▶ [Data to process]:
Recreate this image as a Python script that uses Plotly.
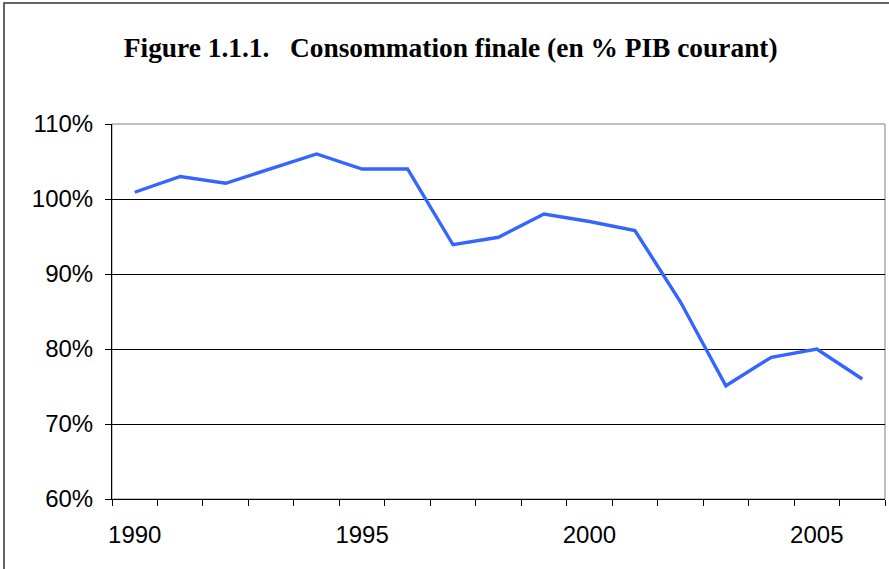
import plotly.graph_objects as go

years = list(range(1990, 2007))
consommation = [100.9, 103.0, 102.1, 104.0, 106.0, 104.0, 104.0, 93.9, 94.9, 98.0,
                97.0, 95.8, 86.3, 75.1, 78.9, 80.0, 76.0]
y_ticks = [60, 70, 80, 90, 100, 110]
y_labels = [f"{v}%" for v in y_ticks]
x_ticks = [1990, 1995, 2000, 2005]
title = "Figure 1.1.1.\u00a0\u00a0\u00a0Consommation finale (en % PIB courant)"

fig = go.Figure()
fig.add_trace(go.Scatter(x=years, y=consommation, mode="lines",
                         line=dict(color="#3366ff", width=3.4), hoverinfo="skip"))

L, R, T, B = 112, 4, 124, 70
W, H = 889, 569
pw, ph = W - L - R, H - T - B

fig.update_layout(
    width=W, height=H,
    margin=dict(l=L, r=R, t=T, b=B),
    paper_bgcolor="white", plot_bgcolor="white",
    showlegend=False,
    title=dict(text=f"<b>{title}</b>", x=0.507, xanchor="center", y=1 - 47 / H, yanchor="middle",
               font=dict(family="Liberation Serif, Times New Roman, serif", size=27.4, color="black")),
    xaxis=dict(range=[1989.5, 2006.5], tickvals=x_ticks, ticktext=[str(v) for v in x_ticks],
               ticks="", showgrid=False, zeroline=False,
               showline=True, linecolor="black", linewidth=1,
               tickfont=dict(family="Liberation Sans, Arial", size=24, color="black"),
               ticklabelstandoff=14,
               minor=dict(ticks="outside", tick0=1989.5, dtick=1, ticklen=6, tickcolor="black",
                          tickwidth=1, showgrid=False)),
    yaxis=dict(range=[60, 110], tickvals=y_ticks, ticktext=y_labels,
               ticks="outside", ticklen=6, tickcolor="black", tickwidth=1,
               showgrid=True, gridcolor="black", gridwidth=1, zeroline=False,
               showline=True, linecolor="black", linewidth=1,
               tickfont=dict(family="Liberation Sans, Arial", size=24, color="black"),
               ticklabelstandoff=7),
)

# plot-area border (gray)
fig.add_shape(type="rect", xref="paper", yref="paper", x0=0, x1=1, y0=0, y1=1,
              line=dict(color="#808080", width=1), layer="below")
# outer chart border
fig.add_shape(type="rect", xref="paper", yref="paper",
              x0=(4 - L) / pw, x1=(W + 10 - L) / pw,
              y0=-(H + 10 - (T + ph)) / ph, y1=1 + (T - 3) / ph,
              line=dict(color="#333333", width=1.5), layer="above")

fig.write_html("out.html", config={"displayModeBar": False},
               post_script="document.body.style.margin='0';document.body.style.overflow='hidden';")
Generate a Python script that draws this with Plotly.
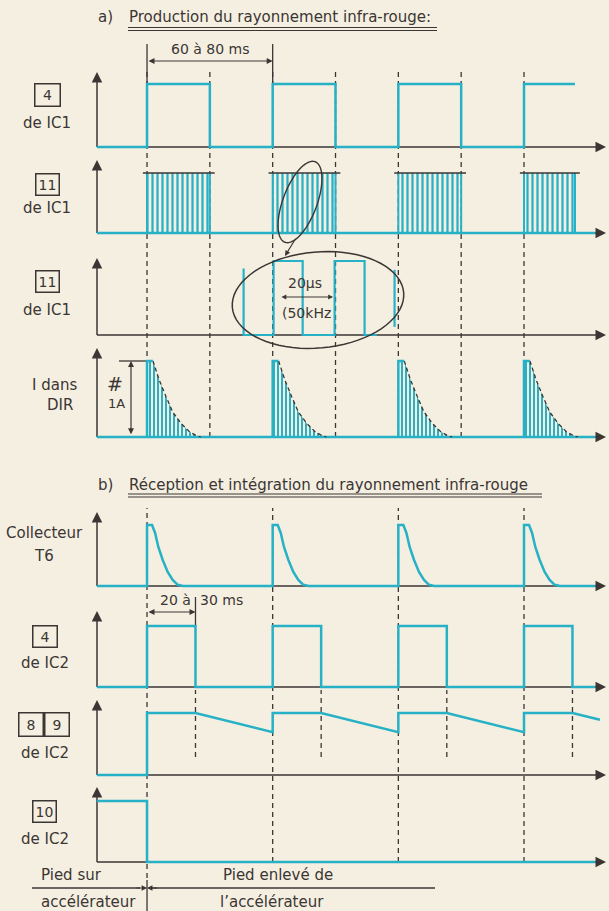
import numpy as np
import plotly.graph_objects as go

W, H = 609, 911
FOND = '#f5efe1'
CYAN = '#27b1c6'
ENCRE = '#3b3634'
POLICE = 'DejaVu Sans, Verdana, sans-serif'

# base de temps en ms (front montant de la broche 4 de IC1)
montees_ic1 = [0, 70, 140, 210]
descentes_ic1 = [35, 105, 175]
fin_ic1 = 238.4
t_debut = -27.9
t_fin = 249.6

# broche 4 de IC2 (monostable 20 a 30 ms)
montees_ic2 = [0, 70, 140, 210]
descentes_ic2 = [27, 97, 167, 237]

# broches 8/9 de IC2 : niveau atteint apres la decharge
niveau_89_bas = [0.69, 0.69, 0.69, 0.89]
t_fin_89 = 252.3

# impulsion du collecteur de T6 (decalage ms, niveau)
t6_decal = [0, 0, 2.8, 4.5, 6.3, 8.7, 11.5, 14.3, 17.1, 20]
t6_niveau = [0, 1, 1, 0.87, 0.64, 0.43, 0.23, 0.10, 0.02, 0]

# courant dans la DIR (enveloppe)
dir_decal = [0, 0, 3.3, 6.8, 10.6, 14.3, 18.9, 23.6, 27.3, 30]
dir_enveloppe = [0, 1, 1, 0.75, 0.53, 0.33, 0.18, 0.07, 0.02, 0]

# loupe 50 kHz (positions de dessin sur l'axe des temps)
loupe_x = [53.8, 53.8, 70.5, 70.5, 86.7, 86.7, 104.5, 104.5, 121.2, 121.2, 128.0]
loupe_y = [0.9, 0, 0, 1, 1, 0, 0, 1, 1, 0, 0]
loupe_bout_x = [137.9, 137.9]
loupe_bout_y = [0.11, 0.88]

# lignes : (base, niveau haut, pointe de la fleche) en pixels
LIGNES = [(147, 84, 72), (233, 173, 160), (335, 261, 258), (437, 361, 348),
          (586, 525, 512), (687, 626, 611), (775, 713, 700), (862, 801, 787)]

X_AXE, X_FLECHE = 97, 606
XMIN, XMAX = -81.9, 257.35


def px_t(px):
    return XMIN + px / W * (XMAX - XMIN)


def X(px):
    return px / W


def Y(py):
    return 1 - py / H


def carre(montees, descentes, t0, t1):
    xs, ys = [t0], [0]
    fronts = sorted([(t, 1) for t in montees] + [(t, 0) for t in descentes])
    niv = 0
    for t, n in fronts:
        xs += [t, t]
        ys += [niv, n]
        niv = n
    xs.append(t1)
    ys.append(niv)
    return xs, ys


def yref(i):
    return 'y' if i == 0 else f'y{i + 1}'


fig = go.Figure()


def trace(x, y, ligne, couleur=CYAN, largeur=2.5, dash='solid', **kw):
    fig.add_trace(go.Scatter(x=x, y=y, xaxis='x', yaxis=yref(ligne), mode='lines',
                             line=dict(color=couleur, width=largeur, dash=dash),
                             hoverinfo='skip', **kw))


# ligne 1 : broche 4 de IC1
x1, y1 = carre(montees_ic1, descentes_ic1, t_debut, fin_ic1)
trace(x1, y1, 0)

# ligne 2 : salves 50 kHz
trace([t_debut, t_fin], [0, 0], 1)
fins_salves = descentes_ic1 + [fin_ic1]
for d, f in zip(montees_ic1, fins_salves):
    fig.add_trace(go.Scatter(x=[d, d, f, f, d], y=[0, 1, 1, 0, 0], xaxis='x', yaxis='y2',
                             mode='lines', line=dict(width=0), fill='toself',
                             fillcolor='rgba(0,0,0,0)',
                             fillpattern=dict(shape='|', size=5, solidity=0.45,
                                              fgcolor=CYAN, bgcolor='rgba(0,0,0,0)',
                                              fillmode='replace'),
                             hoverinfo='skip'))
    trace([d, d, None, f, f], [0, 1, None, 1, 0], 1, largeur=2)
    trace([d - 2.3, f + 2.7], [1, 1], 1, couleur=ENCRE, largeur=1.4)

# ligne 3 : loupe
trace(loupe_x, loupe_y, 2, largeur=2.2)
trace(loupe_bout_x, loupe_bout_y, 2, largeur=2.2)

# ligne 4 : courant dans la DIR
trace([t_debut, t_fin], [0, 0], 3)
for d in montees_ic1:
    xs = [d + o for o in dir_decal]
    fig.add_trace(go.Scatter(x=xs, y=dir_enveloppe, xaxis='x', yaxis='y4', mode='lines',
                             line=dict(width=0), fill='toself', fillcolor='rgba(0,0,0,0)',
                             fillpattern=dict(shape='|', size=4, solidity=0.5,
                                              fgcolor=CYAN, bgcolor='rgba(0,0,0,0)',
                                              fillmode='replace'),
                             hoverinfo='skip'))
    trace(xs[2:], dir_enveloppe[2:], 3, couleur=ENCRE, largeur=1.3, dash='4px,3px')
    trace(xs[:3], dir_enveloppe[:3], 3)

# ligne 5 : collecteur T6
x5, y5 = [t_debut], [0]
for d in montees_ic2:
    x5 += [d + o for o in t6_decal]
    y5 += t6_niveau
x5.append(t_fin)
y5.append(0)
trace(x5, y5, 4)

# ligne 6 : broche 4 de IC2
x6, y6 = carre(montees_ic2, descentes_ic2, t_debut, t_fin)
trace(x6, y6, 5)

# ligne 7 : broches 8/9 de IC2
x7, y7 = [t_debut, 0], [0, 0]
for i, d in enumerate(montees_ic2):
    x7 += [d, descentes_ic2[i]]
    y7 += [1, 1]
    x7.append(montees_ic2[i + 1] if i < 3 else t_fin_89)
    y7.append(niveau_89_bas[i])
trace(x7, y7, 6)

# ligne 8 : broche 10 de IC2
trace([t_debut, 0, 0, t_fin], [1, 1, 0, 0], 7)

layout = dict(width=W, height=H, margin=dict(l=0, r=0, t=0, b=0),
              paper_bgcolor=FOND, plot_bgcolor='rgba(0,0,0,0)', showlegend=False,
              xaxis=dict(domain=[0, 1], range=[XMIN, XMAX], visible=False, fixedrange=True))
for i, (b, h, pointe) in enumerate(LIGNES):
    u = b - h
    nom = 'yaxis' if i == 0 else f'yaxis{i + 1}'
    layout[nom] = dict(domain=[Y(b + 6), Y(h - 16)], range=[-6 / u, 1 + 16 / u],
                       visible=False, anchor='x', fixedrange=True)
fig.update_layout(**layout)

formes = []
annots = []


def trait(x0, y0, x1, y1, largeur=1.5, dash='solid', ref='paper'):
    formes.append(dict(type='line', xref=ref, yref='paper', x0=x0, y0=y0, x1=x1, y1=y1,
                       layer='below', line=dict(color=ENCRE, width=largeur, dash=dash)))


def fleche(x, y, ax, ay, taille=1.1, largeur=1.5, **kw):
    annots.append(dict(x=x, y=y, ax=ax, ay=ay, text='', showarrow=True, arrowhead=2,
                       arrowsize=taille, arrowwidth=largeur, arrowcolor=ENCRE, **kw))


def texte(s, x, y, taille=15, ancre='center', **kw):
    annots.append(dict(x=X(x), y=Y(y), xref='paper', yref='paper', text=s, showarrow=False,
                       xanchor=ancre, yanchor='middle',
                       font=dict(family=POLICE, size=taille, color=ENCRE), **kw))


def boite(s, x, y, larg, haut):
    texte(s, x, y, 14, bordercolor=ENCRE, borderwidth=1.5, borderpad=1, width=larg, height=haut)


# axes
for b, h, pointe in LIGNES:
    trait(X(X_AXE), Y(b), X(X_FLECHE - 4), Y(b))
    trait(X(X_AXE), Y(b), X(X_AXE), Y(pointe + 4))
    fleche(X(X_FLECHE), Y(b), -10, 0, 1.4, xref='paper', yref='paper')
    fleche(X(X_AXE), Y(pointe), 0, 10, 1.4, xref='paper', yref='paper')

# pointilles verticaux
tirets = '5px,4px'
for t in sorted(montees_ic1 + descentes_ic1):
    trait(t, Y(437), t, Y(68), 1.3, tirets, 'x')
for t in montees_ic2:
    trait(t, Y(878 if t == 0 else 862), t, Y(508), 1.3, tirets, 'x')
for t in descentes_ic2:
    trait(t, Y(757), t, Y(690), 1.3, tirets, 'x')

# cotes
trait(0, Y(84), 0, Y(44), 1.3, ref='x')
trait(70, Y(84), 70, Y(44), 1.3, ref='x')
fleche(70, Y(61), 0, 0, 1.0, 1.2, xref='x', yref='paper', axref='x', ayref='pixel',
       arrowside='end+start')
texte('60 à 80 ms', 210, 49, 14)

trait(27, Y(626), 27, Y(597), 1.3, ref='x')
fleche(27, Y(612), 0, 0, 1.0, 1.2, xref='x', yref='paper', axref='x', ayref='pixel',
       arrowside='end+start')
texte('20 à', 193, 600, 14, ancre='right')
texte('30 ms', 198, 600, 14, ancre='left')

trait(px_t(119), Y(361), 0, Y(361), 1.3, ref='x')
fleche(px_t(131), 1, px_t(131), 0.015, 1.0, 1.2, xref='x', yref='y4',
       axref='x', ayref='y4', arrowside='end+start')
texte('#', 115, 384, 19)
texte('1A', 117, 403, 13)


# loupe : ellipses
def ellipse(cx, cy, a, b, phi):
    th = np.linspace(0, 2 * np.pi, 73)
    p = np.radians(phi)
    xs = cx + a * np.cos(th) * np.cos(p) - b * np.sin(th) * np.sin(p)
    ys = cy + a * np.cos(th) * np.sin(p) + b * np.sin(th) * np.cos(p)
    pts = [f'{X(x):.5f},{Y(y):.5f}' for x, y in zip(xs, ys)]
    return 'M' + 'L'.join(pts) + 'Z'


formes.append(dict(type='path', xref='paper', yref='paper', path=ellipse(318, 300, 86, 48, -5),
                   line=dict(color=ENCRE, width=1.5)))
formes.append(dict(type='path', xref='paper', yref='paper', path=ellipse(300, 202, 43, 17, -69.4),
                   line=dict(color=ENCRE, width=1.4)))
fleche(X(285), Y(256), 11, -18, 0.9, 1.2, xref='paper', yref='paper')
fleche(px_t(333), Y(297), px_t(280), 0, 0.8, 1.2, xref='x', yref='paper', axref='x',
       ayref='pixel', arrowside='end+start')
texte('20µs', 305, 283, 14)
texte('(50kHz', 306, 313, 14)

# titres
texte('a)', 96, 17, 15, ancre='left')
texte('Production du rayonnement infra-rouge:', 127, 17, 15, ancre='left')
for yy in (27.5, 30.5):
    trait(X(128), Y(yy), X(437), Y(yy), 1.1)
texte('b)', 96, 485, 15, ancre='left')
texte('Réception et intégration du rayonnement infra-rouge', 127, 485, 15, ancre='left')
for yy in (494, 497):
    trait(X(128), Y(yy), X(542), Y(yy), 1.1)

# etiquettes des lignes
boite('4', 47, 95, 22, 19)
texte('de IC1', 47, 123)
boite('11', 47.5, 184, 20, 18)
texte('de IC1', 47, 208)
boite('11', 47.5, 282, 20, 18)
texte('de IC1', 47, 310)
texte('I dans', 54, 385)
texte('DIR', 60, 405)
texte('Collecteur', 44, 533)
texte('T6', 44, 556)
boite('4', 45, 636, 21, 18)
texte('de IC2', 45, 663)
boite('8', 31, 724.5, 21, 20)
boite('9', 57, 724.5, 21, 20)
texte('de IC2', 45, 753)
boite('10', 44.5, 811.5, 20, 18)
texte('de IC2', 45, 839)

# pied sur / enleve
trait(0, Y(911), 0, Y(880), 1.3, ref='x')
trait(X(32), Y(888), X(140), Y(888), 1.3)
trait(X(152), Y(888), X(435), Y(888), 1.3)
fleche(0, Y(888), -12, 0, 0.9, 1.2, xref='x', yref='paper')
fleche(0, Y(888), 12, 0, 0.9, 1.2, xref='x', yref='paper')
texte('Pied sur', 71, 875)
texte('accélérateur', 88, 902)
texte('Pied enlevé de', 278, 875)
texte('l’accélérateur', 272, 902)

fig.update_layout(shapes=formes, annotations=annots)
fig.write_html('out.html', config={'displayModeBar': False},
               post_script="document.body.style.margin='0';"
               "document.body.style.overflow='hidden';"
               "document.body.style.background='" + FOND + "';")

▶ [Exercise brief]: Repeat the records above exactly, from the first line through the line that contains "pw, ph = W - L - R, H - T - B", and leave out the pictures.

▶ [Task solution]:
Recreate this image as a Python script that uses Plotly.
import plotly.graph_objects as go

years = list(range(1990, 2007))
consommation = [100.9, 103.0, 102.1, 104.0, 106.0, 104.0, 104.0, 93.9, 94.9, 98.0,
                97.0, 95.8, 86.3, 75.1, 78.9, 80.0, 76.0]
y_ticks = [60, 70, 80, 90, 100, 110]
y_labels = [f"{v}%" for v in y_ticks]
x_ticks = [1990, 1995, 2000, 2005]
title = "Figure 1.1.1.\u00a0\u00a0\u00a0Consommation finale (en % PIB courant)"

fig = go.Figure()
fig.add_trace(go.Scatter(x=years, y=consommation, mode="lines",
                         line=dict(color="#3366ff", width=3.4), hoverinfo="skip"))

L, R, T, B = 112, 4, 124, 70
W, H = 889, 569
pw, ph = W - L - R, H - T - B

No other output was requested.